▶ What the exercise asks
Reproduce the listing word for word. Skip any image.

▶ Material provided
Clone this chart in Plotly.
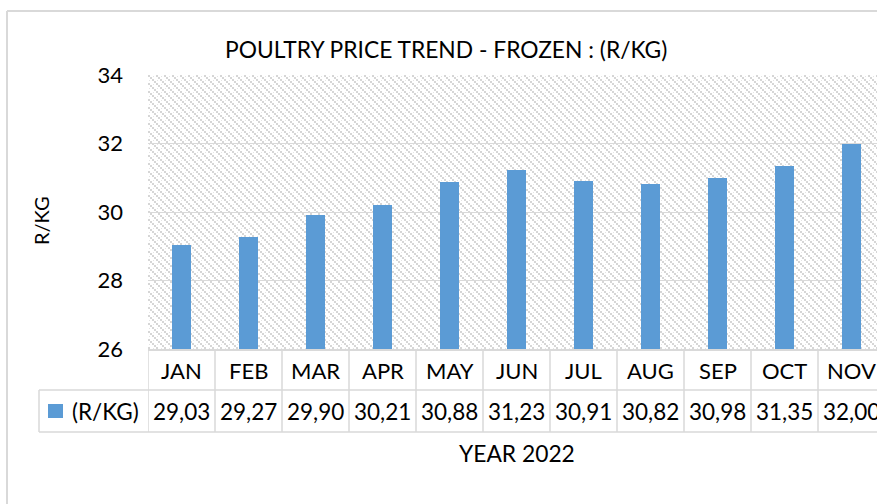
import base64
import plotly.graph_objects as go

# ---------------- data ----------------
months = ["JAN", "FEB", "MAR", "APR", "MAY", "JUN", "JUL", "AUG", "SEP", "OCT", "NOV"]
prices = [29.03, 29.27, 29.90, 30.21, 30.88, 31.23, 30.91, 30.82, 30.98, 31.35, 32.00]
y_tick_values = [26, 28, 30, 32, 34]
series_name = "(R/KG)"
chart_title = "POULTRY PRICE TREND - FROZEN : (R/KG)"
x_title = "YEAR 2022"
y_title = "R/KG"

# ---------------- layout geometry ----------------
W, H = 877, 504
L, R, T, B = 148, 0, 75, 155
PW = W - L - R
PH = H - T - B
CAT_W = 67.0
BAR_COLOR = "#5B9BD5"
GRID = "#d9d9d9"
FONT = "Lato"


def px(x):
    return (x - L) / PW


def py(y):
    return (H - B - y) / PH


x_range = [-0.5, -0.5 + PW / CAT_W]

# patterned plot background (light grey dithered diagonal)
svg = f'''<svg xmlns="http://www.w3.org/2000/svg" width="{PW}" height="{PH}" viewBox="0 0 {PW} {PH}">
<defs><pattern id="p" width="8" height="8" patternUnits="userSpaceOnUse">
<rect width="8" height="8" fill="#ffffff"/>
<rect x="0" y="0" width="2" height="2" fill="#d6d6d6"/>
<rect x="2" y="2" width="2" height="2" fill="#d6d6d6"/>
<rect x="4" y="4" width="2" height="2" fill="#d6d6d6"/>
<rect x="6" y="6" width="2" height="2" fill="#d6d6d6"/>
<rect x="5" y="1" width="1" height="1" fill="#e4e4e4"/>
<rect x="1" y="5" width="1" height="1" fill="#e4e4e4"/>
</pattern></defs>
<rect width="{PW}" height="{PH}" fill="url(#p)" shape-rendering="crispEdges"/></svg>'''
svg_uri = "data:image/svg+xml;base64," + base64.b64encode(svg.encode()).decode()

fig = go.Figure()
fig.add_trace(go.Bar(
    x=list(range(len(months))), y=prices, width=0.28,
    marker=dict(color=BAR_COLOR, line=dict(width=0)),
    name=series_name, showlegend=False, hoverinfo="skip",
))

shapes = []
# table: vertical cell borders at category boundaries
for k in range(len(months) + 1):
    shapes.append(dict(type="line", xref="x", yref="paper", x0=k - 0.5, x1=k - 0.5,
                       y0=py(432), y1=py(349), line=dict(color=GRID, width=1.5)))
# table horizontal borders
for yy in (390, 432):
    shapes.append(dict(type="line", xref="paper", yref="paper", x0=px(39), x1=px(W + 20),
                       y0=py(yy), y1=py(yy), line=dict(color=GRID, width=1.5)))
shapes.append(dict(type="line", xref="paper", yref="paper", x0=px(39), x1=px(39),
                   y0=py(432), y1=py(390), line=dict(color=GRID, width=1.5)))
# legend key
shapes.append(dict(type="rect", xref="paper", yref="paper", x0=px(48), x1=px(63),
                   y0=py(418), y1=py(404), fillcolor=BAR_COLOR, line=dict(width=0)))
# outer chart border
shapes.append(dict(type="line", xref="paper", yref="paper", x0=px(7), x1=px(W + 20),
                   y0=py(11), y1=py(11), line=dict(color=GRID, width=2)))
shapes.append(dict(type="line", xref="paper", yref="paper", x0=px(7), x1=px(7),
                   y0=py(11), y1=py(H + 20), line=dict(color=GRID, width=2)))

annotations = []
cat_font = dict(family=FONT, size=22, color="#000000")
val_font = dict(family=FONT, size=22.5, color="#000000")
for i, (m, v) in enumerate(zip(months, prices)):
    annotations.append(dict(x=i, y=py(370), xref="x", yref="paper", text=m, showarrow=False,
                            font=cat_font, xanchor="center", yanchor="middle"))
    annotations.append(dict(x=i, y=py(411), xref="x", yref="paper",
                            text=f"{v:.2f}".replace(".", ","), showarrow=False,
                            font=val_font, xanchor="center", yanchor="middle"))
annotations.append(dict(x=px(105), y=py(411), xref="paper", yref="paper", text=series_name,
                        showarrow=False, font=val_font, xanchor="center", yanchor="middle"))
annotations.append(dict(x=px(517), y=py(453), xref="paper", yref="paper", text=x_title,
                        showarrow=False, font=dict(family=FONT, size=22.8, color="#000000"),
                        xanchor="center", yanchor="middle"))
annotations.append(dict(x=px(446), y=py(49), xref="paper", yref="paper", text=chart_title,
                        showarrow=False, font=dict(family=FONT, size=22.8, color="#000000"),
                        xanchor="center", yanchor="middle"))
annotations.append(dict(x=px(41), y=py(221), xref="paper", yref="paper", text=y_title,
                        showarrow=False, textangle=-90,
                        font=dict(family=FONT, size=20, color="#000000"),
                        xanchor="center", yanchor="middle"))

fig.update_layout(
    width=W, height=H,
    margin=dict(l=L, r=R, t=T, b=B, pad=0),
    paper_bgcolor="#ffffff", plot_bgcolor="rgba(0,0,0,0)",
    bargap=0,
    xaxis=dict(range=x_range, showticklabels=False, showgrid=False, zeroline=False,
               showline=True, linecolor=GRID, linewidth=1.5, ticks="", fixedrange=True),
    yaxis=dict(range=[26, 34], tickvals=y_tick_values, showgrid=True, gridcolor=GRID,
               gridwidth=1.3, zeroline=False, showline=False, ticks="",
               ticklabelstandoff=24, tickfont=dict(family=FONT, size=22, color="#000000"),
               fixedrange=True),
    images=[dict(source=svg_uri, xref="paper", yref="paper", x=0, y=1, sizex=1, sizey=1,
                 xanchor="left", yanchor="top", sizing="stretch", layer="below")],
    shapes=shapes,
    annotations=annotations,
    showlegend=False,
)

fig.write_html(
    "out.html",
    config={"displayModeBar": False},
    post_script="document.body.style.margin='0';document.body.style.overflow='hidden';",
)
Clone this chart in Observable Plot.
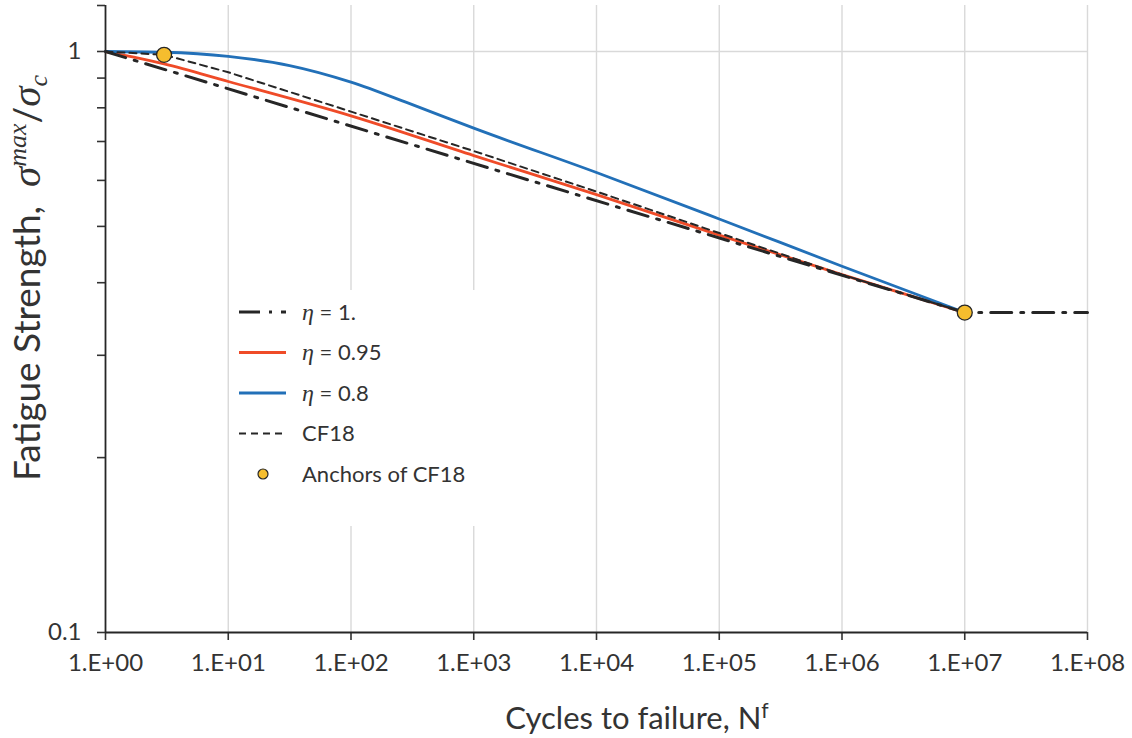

▶ The solution
Clone this chart in Plotly.
import base64
import plotly.graph_objects as go

# ---------------- data ----------------
months = ["JAN", "FEB", "MAR", "APR", "MAY", "JUN", "JUL", "AUG", "SEP", "OCT", "NOV"]
prices = [29.03, 29.27, 29.90, 30.21, 30.88, 31.23, 30.91, 30.82, 30.98, 31.35, 32.00]
y_tick_values = [26, 28, 30, 32, 34]
series_name = "(R/KG)"
chart_title = "POULTRY PRICE TREND - FROZEN : (R/KG)"
x_title = "YEAR 2022"
y_title = "R/KG"

# ---------------- layout geometry ----------------
W, H = 877, 504
L, R, T, B = 148, 0, 75, 155
PW = W - L - R
PH = H - T - B
CAT_W = 67.0
BAR_COLOR = "#5B9BD5"
GRID = "#d9d9d9"
FONT = "Lato"


def px(x):
    return (x - L) / PW


def py(y):
    return (H - B - y) / PH


x_range = [-0.5, -0.5 + PW / CAT_W]

# patterned plot background (light grey dithered diagonal)
svg = f'''<svg xmlns="http://www.w3.org/2000/svg" width="{PW}" height="{PH}" viewBox="0 0 {PW} {PH}">
<defs><pattern id="p" width="8" height="8" patternUnits="userSpaceOnUse">
<rect width="8" height="8" fill="#ffffff"/>
<rect x="0" y="0" width="2" height="2" fill="#d6d6d6"/>
<rect x="2" y="2" width="2" height="2" fill="#d6d6d6"/>
<rect x="4" y="4" width="2" height="2" fill="#d6d6d6"/>
<rect x="6" y="6" width="2" height="2" fill="#d6d6d6"/>
<rect x="5" y="1" width="1" height="1" fill="#e4e4e4"/>
<rect x="1" y="5" width="1" height="1" fill="#e4e4e4"/>
</pattern></defs>
<rect width="{PW}" height="{PH}" fill="url(#p)" shape-rendering="crispEdges"/></svg>'''
svg_uri = "data:image/svg+xml;base64," + base64.b64encode(svg.encode()).decode()

fig = go.Figure()
fig.add_trace(go.Bar(
    x=list(range(len(months))), y=prices, width=0.28,
    marker=dict(color=BAR_COLOR, line=dict(width=0)),
    name=series_name, showlegend=False, hoverinfo="skip",
))

shapes = []
# table: vertical cell borders at category boundaries
for k in range(len(months) + 1):
    shapes.append(dict(type="line", xref="x", yref="paper", x0=k - 0.5, x1=k - 0.5,
                       y0=py(432), y1=py(349), line=dict(color=GRID, width=1.5)))
# table horizontal borders
for yy in (390, 432):
    shapes.append(dict(type="line", xref="paper", yref="paper", x0=px(39), x1=px(W + 20),
                       y0=py(yy), y1=py(yy), line=dict(color=GRID, width=1.5)))
shapes.append(dict(type="line", xref="paper", yref="paper", x0=px(39), x1=px(39),
                   y0=py(432), y1=py(390), line=dict(color=GRID, width=1.5)))
# legend key
shapes.append(dict(type="rect", xref="paper", yref="paper", x0=px(48), x1=px(63),
                   y0=py(418), y1=py(404), fillcolor=BAR_COLOR, line=dict(width=0)))
# outer chart border
shapes.append(dict(type="line", xref="paper", yref="paper", x0=px(7), x1=px(W + 20),
                   y0=py(11), y1=py(11), line=dict(color=GRID, width=2)))
shapes.append(dict(type="line", xref="paper", yref="paper", x0=px(7), x1=px(7),
                   y0=py(11), y1=py(H + 20), line=dict(color=GRID, width=2)))

annotations = []
cat_font = dict(family=FONT, size=22, color="#000000")
val_font = dict(family=FONT, size=22.5, color="#000000")
for i, (m, v) in enumerate(zip(months, prices)):
    annotations.append(dict(x=i, y=py(370), xref="x", yref="paper", text=m, showarrow=False,
                            font=cat_font, xanchor="center", yanchor="middle"))
    annotations.append(dict(x=i, y=py(411), xref="x", yref="paper",
                            text=f"{v:.2f}".replace(".", ","), showarrow=False,
                            font=val_font, xanchor="center", yanchor="middle"))
annotations.append(dict(x=px(105), y=py(411), xref="paper", yref="paper", text=series_name,
                        showarrow=False, font=val_font, xanchor="center", yanchor="middle"))
annotations.append(dict(x=px(517), y=py(453), xref="paper", yref="paper", text=x_title,
                        showarrow=False, font=dict(family=FONT, size=22.8, color="#000000"),
                        xanchor="center", yanchor="middle"))
annotations.append(dict(x=px(446), y=py(49), xref="paper", yref="paper", text=chart_title,
                        showarrow=False, font=dict(family=FONT, size=22.8, color="#000000"),
                        xanchor="center", yanchor="middle"))
annotations.append(dict(x=px(41), y=py(221), xref="paper", yref="paper", text=y_title,
                        showarrow=False, textangle=-90,
                        font=dict(family=FONT, size=20, color="#000000"),
                        xanchor="center", yanchor="middle"))

fig.update_layout(
    width=W, height=H,
    margin=dict(l=L, r=R, t=T, b=B, pad=0),
    paper_bgcolor="#ffffff", plot_bgcolor="rgba(0,0,0,0)",
    bargap=0,
    xaxis=dict(range=x_range, showticklabels=False, showgrid=False, zeroline=False,
               showline=True, linecolor=GRID, linewidth=1.5, ticks="", fixedrange=True),
    yaxis=dict(range=[26, 34], tickvals=y_tick_values, showgrid=True, gridcolor=GRID,
               gridwidth=1.3, zeroline=False, showline=False, ticks="",
               ticklabelstandoff=24, tickfont=dict(family=FONT, size=22, color="#000000"),
               fixedrange=True),
    images=[dict(source=svg_uri, xref="paper", yref="paper", x=0, y=1, sizex=1, sizey=1,
                 xanchor="left", yanchor="top", sizing="stretch", layer="below")],
    shapes=shapes,
    annotations=annotations,
    showlegend=False,
)

fig.write_html(
    "out.html",
    config={"displayModeBar": False},
    post_script="document.body.style.margin='0';document.body.style.overflow='hidden';",
)
Clone this chart in Observable Plot.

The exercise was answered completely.